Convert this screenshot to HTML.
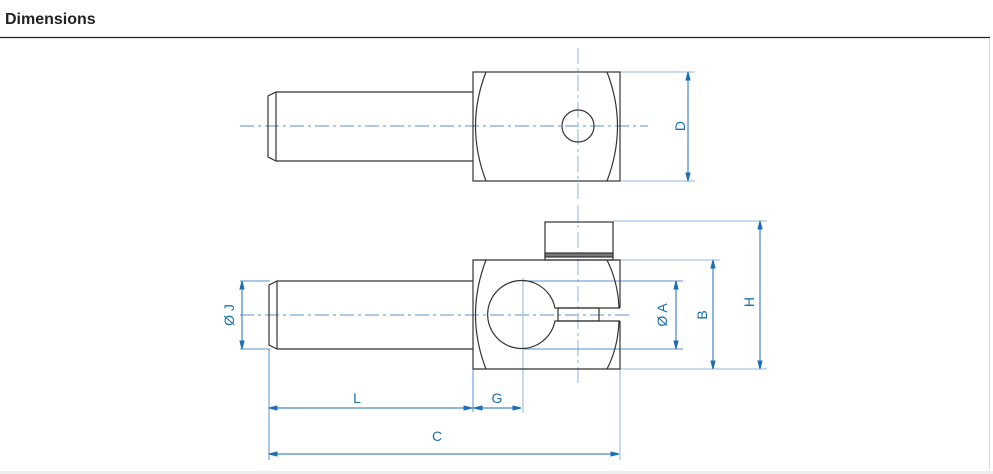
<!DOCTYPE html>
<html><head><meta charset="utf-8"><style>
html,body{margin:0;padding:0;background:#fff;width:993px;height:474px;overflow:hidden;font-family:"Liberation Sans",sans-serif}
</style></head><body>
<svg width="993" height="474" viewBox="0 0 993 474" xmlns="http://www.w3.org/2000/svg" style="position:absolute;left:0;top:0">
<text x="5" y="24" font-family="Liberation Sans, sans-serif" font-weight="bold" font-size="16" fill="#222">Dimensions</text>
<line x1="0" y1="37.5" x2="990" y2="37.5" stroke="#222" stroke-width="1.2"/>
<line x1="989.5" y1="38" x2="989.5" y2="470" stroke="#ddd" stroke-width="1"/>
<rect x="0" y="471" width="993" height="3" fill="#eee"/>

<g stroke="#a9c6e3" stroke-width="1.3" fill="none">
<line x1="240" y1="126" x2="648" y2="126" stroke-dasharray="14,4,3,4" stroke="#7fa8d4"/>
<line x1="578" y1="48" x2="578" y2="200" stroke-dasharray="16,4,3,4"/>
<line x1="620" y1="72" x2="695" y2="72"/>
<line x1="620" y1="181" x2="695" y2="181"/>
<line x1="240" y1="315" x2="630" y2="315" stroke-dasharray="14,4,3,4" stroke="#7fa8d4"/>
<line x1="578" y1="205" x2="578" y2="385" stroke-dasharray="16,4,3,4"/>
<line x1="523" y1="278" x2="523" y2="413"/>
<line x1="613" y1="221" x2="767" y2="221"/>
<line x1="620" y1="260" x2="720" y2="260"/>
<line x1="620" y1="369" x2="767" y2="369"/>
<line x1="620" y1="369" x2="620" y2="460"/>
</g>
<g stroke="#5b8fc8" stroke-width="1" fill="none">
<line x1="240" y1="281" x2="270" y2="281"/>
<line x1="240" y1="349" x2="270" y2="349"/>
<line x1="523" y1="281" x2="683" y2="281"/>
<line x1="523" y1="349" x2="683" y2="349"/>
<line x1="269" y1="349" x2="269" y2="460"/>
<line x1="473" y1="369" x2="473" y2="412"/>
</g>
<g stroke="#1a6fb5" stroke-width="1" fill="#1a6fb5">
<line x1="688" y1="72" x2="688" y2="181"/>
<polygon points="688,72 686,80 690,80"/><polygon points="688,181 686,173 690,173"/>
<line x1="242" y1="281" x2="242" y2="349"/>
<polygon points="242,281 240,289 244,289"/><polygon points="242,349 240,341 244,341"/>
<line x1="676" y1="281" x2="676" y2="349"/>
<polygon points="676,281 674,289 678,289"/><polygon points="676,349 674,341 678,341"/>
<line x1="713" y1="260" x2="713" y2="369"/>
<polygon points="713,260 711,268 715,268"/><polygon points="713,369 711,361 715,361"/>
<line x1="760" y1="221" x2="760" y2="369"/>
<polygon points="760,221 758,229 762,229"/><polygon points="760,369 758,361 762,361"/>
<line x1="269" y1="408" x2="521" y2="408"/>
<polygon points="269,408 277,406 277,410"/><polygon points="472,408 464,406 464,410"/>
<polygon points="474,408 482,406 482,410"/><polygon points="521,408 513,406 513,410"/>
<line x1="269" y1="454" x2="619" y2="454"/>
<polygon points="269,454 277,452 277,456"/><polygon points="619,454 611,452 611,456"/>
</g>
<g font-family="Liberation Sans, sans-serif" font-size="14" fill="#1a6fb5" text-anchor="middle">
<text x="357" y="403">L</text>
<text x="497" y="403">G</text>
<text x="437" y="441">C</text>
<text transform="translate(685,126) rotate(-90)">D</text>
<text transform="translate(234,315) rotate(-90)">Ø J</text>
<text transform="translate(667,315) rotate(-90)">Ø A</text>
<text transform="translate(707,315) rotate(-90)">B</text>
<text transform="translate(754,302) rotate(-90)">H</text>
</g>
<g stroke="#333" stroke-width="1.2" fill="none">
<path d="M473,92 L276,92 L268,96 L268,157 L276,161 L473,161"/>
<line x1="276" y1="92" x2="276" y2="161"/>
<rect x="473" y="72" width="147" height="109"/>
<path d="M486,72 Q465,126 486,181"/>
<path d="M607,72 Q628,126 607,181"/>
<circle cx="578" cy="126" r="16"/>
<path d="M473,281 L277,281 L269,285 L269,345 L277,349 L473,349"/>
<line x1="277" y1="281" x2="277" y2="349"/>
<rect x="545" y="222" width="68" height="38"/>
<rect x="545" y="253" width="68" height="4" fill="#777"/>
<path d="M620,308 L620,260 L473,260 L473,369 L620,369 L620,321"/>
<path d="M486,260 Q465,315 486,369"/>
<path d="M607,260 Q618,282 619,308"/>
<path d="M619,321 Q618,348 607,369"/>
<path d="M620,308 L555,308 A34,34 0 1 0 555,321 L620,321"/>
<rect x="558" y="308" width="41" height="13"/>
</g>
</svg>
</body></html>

__Stated task__.
Repeat the material above word for word and skip every image in it.

__Correct output__.
Convert this screenshot to HTML.
<!DOCTYPE html>
<html><head><meta charset="utf-8"><style>
html,body{margin:0;padding:0;background:#fff;width:993px;height:474px;overflow:hidden;font-family:"Liberation Sans",sans-serif}
</style></head><body>
<svg width="993" height="474" viewBox="0 0 993 474" xmlns="http://www.w3.org/2000/svg" style="position:absolute;left:0;top:0">
<text x="5" y="24" font-family="Liberation Sans, sans-serif" font-weight="bold" font-size="16" fill="#222">Dimensions</text>
<line x1="0" y1="37.5" x2="990" y2="37.5" stroke="#222" stroke-width="1.2"/>
<line x1="989.5" y1="38" x2="989.5" y2="470" stroke="#ddd" stroke-width="1"/>
<rect x="0" y="471" width="993" height="3" fill="#eee"/>

<g stroke="#a9c6e3" stroke-width="1.3" fill="none">
<line x1="240" y1="126" x2="648" y2="126" stroke-dasharray="14,4,3,4" stroke="#7fa8d4"/>
<line x1="578" y1="48" x2="578" y2="200" stroke-dasharray="16,4,3,4"/>
<line x1="620" y1="72" x2="695" y2="72"/>
<line x1="620" y1="181" x2="695" y2="181"/>
<line x1="240" y1="315" x2="630" y2="315" stroke-dasharray="14,4,3,4" stroke="#7fa8d4"/>
<line x1="578" y1="205" x2="578" y2="385" stroke-dasharray="16,4,3,4"/>
<line x1="523" y1="278" x2="523" y2="413"/>
<line x1="613" y1="221" x2="767" y2="221"/>
<line x1="620" y1="260" x2="720" y2="260"/>
<line x1="620" y1="369" x2="767" y2="369"/>
<line x1="620" y1="369" x2="620" y2="460"/>
</g>
<g stroke="#5b8fc8" stroke-width="1" fill="none">
<line x1="240" y1="281" x2="270" y2="281"/>
<line x1="240" y1="349" x2="270" y2="349"/>
<line x1="523" y1="281" x2="683" y2="281"/>
<line x1="523" y1="349" x2="683" y2="349"/>
<line x1="269" y1="349" x2="269" y2="460"/>
<line x1="473" y1="369" x2="473" y2="412"/>
</g>
<g stroke="#1a6fb5" stroke-width="1" fill="#1a6fb5">
<line x1="688" y1="72" x2="688" y2="181"/>
<polygon points="688,72 686,80 690,80"/><polygon points="688,181 686,173 690,173"/>
<line x1="242" y1="281" x2="242" y2="349"/>
<polygon points="242,281 240,289 244,289"/><polygon points="242,349 240,341 244,341"/>
<line x1="676" y1="281" x2="676" y2="349"/>
<polygon points="676,281 674,289 678,289"/><polygon points="676,349 674,341 678,341"/>
<line x1="713" y1="260" x2="713" y2="369"/>
<polygon points="713,260 711,268 715,268"/><polygon points="713,369 711,361 715,361"/>
<line x1="760" y1="221" x2="760" y2="369"/>
<polygon points="760,221 758,229 762,229"/><polygon points="760,369 758,361 762,361"/>
<line x1="269" y1="408" x2="521" y2="408"/>
<polygon points="269,408 277,406 277,410"/><polygon points="472,408 464,406 464,410"/>
<polygon points="474,408 482,406 482,410"/><polygon points="521,408 513,406 513,410"/>
<line x1="269" y1="454" x2="619" y2="454"/>
<polygon points="269,454 277,452 277,456"/><polygon points="619,454 611,452 611,456"/>
</g>
<g font-family="Liberation Sans, sans-serif" font-size="14" fill="#1a6fb5" text-anchor="middle">
<text x="357" y="403">L</text>
<text x="497" y="403">G</text>
<text x="437" y="441">C</text>
<text transform="translate(685,126) rotate(-90)">D</text>
<text transform="translate(234,315) rotate(-90)">Ø J</text>
<text transform="translate(667,315) rotate(-90)">Ø A</text>
<text transform="translate(707,315) rotate(-90)">B</text>
<text transform="translate(754,302) rotate(-90)">H</text>
</g>
<g stroke="#333" stroke-width="1.2" fill="none">
<path d="M473,92 L276,92 L268,96 L268,157 L276,161 L473,161"/>
<line x1="276" y1="92" x2="276" y2="161"/>
<rect x="473" y="72" width="147" height="109"/>
<path d="M486,72 Q465,126 486,181"/>
<path d="M607,72 Q628,126 607,181"/>
<circle cx="578" cy="126" r="16"/>
<path d="M473,281 L277,281 L269,285 L269,345 L277,349 L473,349"/>
<line x1="277" y1="281" x2="277" y2="349"/>
<rect x="545" y="222" width="68" height="38"/>
<rect x="545" y="253" width="68" height="4" fill="#777"/>
<path d="M620,308 L620,260 L473,260 L473,369 L620,369 L620,321"/>
<path d="M486,260 Q465,315 486,369"/>
<path d="M607,260 Q618,282 619,308"/>
<path d="M619,321 Q618,348 607,369"/>
<path d="M620,308 L555,308 A34,34 0 1 0 555,321 L620,321"/>
<rect x="558" y="308" width="41" height="13"/>
</g>
</svg>
</body></html>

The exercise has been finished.